PostPosted: Sun Jul 01, 2012 6:48 pm    Post subject: Reply with quote

Henryrobinett wrote:
One of the things that really struck me about Warren was just how he looked. He looked more like a construction worker than a guitarist. He reminded me of Victor Mature. In his younger days I figured he could have been a movie star. Therefore I wondered why he never met with more success. Apparently he had anger issues, and might pick a fight after drinking. So he built a bad reputation as a player. You didn't really want him on your gig. Lol. Never knew what might happen.

But he was so big his L5 looked small in his lap. What a player though.


As I mentioned earlier, I took from Warren 46 years ago. Yes, he was rather "rugged" looking. Must have had a complexion problem whan he was young. Also, very large hands but moved softly. I remember more about him than the things he tried to teach me.

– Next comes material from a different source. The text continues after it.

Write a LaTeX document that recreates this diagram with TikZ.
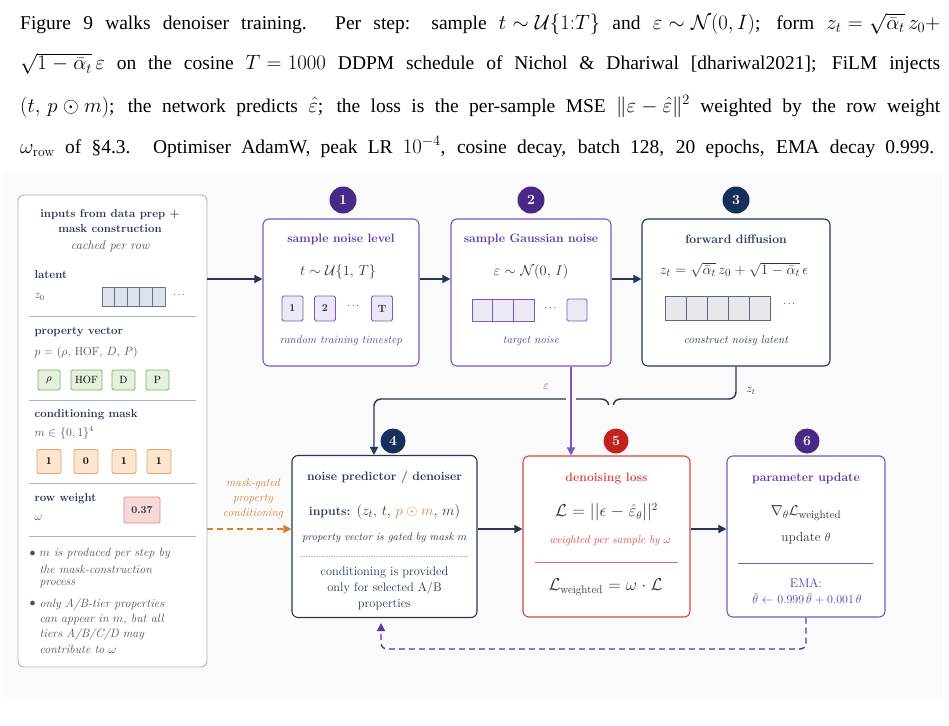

Not too long before he started his teaching career, he toured with George Shearing. He hated it and never went on the road again. He did a few gigs on Broadway in San Francisco but they were rare. The "gig" routine just wasn't his thing.

Great thread on his picking technique. I remember him well, sitting with me and custom fitting a tourtois shell pick. I remember him having his L5 in the shop to be refretted. He used my Guild A500 on a job. I could see his frustration using a different instrument. Oh, one other note. Your PG had to be almost even with your strings. Thanks everyone for such a great post.